Jenny, thanks for sharing your insights and experience. Your post was very touching.
I also think you are right on when you said:
I was thinking about that same thing just recently. A conversation had me thinking back to our fertility treatments and one time when my husband had to travel for a few days during my injections and I had to give them to myself. After about a half hour of reading and rereading the instructions, psyching myself up, etc, I plunged in the needle . . . and then so glad that I had done it, pulled it right back out without waiting the required few seconds and to my absolute horror, as I looked down, there came that medicine right back out. I about lost it. I was SO upset.
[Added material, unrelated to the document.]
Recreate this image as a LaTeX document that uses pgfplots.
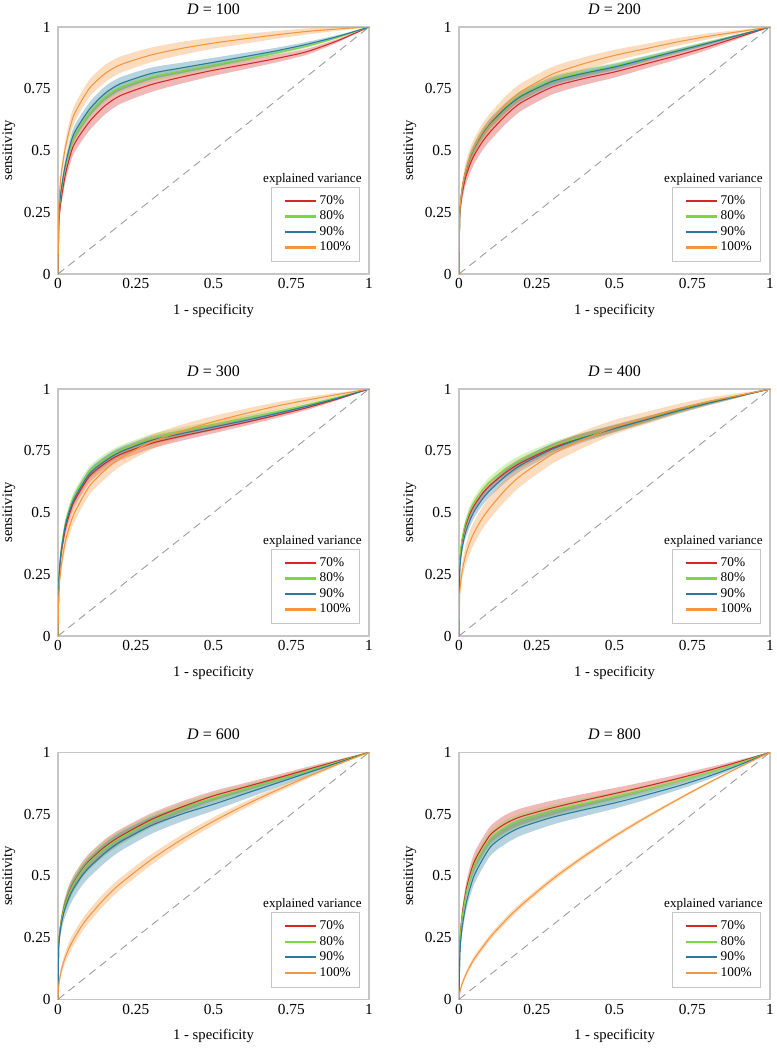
\documentclass[border=0pt]{standalone}
\usepackage{fontspec}
\setmainfont{Liberation Serif}
\usepackage{pgfplots}
\usepackage{pgfplotstable}
\pgfplotsset{compat=1.18}
\usepgfplotslibrary{fillbetween}

\definecolor{cR}{RGB}{214,39,40}
\definecolor{cG}{RGB}{124,214,60}
\definecolor{cB}{RGB}{40,120,160}
\definecolor{cO}{RGB}{245,150,60}

% x, band shape s, mean sensitivity for 70/80/90/100 %
\pgfplotstableread{
x     s    r    g    b    o
0     0    0    0    0    0
0.003 .45  .21  .23  .24  .28
0.01  .7   .30  .33  .34  .40
0.025 .85  .41  .44  .45  .52
0.05  1    .52  .55  .565 .64
0.1   1    .615 .65  .665 .75
0.15  1    .68  .715 .73  .81
0.2   .95  .722 .755 .77  .847
0.3   .85  .767 .797 .812 .887
0.4   .75  .798 .822 .835 .914
0.5   .65  .825 .846 .857 .935
0.6   .55  .848 .87  .88  .952
0.7   .45  .872 .895 .903 .968
0.8   .35  .90  .922 .93  .982
0.9   .2   .945 .958 .962 .992
1     0    1    1    1    1
}\tA
\pgfplotstableread{
x     s    r    g    b    o
0     0    0    0    0    0
0.002 .4   .216 .229 .229 .231
0.005 .55  .272 .289 .289 .291
0.01  .7   .323 .343 .343 .346
0.02  .85  .385 .408 .408 .411
0.035 1    .442 .469 .469 .473
0.05  1    .484 .513 .513 .517
0.075 1    .535 .568 .568 .573
0.1   1    .575 .610 .610 .615
0.15  1    .642 .674 .672 .685
0.2   .95  .694 .724 .720 .739
0.3   .85  .757 .785 .780 .809
0.4   .75  .791 .816 .812 .851
0.5   .65  .818 .842 .838 .885
0.6   .55  .851 .873 .870 .912
0.7   .45  .884 .904 .902 .939
0.8   .35  .920 .936 .934 .962
0.9   .2   .960 .968 .967 .981
1     0    1    1    1    1
}\tB
\pgfplotstableread{
x     s    r    g    b    o
0     0    0    0    0    0
0.003 .45  .22  .235 .23  .18
0.01  .7   .33  .35  .34  .28
0.025 .85  .44  .465 .455 .39
0.05  1    .54  .56  .55  .49
0.1   1    .645 .665 .655 .605
0.15  1    .698 .716 .707 .67
0.2   .95  .735 .752 .745 .72
0.3   .85  .78  .80  .792 .785
0.4   .75  .81  .83  .82  .83
0.5   .65  .837 .857 .846 .868
0.6   .55  .864 .882 .872 .90
0.7   .45  .893 .908 .90  .93
0.8   .35  .924 .936 .93  .955
0.9   .2   .96  .967 .963 .978
1     0    1    1    1    1
}\tC
\pgfplotstableread{
x     s    r    g    b    o
0     0    0    0    0    0
0.002 .4   .279 .286 .250 .161
0.005 .55  .335 .343 .305 .212
0.01  .7   .385 .394 .356 .261
0.02  .85  .442 .453 .414 .321
0.035 1    .495 .507 .468 .380
0.05  1    .531 .544 .507 .422
0.075 1    .576 .590 .554 .477
0.1   1    .610 .625 .590 .520
0.15  1    .662 .676 .648 .593
0.2   .95  .702 .714 .693 .651
0.3   .85  .761 .769 .757 .736
0.4   .75  .805 .808 .803 .796
0.5   .65  .840 .840 .840 .846
0.6   .55  .876 .876 .875 .882
0.7   .45  .912 .912 .910 .918
0.8   .35  .944 .944 .942 .949
0.9   .2   .972 .972 .971 .974
1     0    1    1    1    1
}\tD
\pgfplotstableread{
x     s    r    g    b    o
0     0    0    0    0    0
0.002 .4   .211 .209 .201 .05
0.005 .55  .265 .263 .253 .08
0.01  .7   .315 .312 .300 .114
0.02  .85  .375 .371 .357 .158
0.035 1    .431 .427 .411 .206
0.05  1    .471 .467 .449 .243
0.075 1    .521 .517 .497 .295
0.1   1    .560 .555 .534 .337
0.15  1    .617 .611 .592 .408
0.2   .95  .660 .654 .638 .468
0.3   .85  .728 .721 .704 .566
0.4   .75  .780 .772 .751 .649
0.5   .65  .824 .815 .790 .721
0.6   .55  .859 .851 .832 .786
0.7   .45  .894 .887 .874 .845
0.8   .35  .930 .924 .916 .90
0.9   .2   .965 .962 .958 .952
1     0    1    1    1    1
}\tE
\pgfplotstableread{
x     s    r    g    b    o
0     0    0    0    0    0
0.003 .45  .23  .22  .19  .031
0.01  .7   .34  .33  .29  .063
0.025 .85  .455 .44  .40  .109
0.05  1    .56  .545 .505 .166
0.1   1    .665 .65  .615 .251
0.15  1    .712 .697 .665 .32
0.2   .95  .74  .725 .697 .381
0.3   .85  .775 .762 .737 .486
0.4   .75  .805 .792 .767 .577
0.5   .65  .833 .82  .795 .66
0.6   .55  .862 .85  .827 .736
0.7   .45  .893 .882 .862 .807
0.8   .35  .926 .917 .902 .875
0.9   .2   .962 .956 .948 .939
1     0    1    1    1    1
}\tF

\pgfplotsset{
  rocaxis/.style={
    scale only axis, width=233.25pt, height=185.25pt, anchor=south west,
    xmin=0, xmax=1, ymin=0, ymax=1,
    xtick={0,0.25,0.5,0.75,1}, ytick={0,0.25,0.5,0.75,1},
    xticklabels={0,0.25,0.5,0.75,1}, yticklabels={0,0.25,0.5,0.75,1},
    /pgf/number format/assume math mode=true,
    major tick length=0pt,
    axis line style={gray!45, line width=0.8pt},
    tick label style={font=\fontsize{11.5}{13}\selectfont},
    yticklabel style={xshift=-2pt},
    xlabel={1 - specificity}, ylabel={sensitivity},
    label style={font=\fontsize{11}{13}\selectfont},
    xlabel style={at={(axis description cs:0.5,-0.15)}, anchor=center},
    ylabel style={at={(axis description cs:-0.158,0.5)}, anchor=center},
    every axis title shift=0pt,
    title style={at={(axis description cs:0.5,1.072)}, anchor=center, font=\fontsize{12}{14}\selectfont},
    legend style={at={(rel axis cs:0.968,0.049)}, anchor=south east, draw=gray!45,
      font=\fontsize{10}{11}\selectfont, inner xsep=4pt, inner ysep=4.5pt,
      row sep=-0.5pt, cells={anchor=west}},
    legend image code/.code={\path (-6pt,0pt); \draw[#1, opacity=1] (0pt,0pt) -- (23pt,0pt);},
  }
}

% #1 table, #2 column, #3 colour, #4 largest half width of the band
\newcommand{\rocseries}[4]{%
  \addplot[draw=none, name path=#2hi, forget plot, smooth, tension=0.4] table[x=x, y expr=\thisrow{#2}+#4*\thisrow{s}] {#1};
  \addplot[draw=none, name path=#2lo, forget plot, smooth, tension=0.4] table[x=x, y expr=\thisrow{#2}-#4*\thisrow{s}] {#1};
  \addplot[fill=#3, fill opacity=0.33, draw=none, forget plot] fill between[of=#2hi and #2lo];
  \addplot[#3, opacity=1, line width=0.8pt, smooth, tension=0.4, forget plot] table[x=x, y=#2] {#1};
}

\newcommand{\rocpanel}[4]{%
  \begin{axis}[rocaxis, at={#1}, title={\textit{D} = #2}]
  \addplot[gray!75, line width=0.7pt, dash pattern=on 6pt off 4pt, forget plot] coordinates {(0,0) (1,1)};
  #4
  \addlegendimage{cR, line width=1.6pt}
  \addlegendimage{cG, line width=1.6pt}
  \addlegendimage{cB, line width=1.6pt}
  \addlegendimage{cO, line width=1.6pt}
  \legend{70\%,80\%,90\%,100\%}
  \node[anchor=base, font=\fontsize{9.8}{11}\selectfont] at (rel axis cs:0.818,0.372) {explained variance};
  \end{axis}}

\begin{document}
\begin{tikzpicture}
\rocpanel{(43.5pt,-205.5pt)}{100}{\tA}{%
  \rocseries{\tA}{r}{cR}{0.035}\rocseries{\tA}{g}{cG}{0.02}\rocseries{\tA}{b}{cB}{0.028}\rocseries{\tA}{o}{cO}{0.035}}
\rocpanel{(344.25pt,-205.5pt)}{200}{\tB}{%
  \rocseries{\tB}{r}{cR}{0.035}\rocseries{\tB}{g}{cG}{0.02}\rocseries{\tB}{b}{cB}{0.02}\rocseries{\tB}{o}{cO}{0.035}}
\rocpanel{(43.5pt,-477pt)}{300}{\tC}{%
  \rocseries{\tC}{r}{cR}{0.025}\rocseries{\tC}{g}{cG}{0.02}\rocseries{\tC}{b}{cB}{0.02}\rocseries{\tC}{o}{cO}{0.035}}
\rocpanel{(344.25pt,-477pt)}{400}{\tD}{%
  \rocseries{\tD}{r}{cR}{0.02}\rocseries{\tD}{g}{cG}{0.02}\rocseries{\tD}{b}{cB}{0.025}\rocseries{\tD}{o}{cO}{0.045}}
\rocpanel{(43.5pt,-749.5pt)}{600}{\tE}{%
  \rocseries{\tE}{r}{cR}{0.03}\rocseries{\tE}{g}{cG}{0.03}\rocseries{\tE}{b}{cB}{0.04}\rocseries{\tE}{o}{cO}{0.025}}
\rocpanel{(344.25pt,-749.5pt)}{800}{\tF}{%
  \rocseries{\tF}{r}{cR}{0.035}\rocseries{\tF}{g}{cG}{0.03}\rocseries{\tF}{b}{cB}{0.035}\rocseries{\tF}{o}{cO}{0.012}}
\pgfresetboundingbox
\path[use as bounding box] (0,0) rectangle (582.75pt,-787.5pt);
\end{tikzpicture}
\end{document}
I could hadly speak to Jim when he called that night, I was a blubbering mess and so emotional and just certain that my mistake was going to cost us yet another cycle. . . Well, we ended our treatments soon after. But just remembering that intense feeling of "this HAS to work" and putting so much into the process, we did lose touch a bit with the why. When we became PIW and were "expecting" it was so different - we could actually think about being PARENTS, not just getting pregnant - which had been our focus for far too long.
And yes, it seems too simple after all that stuff we went through, but it is true - when you put all that mess behind you you can see the happy ending to quest to be parents.
I'm just thinking "ADOPT...you'll be so happy and all your parenting dreams will be here".
But everyone has to reach that conclusion in their own time.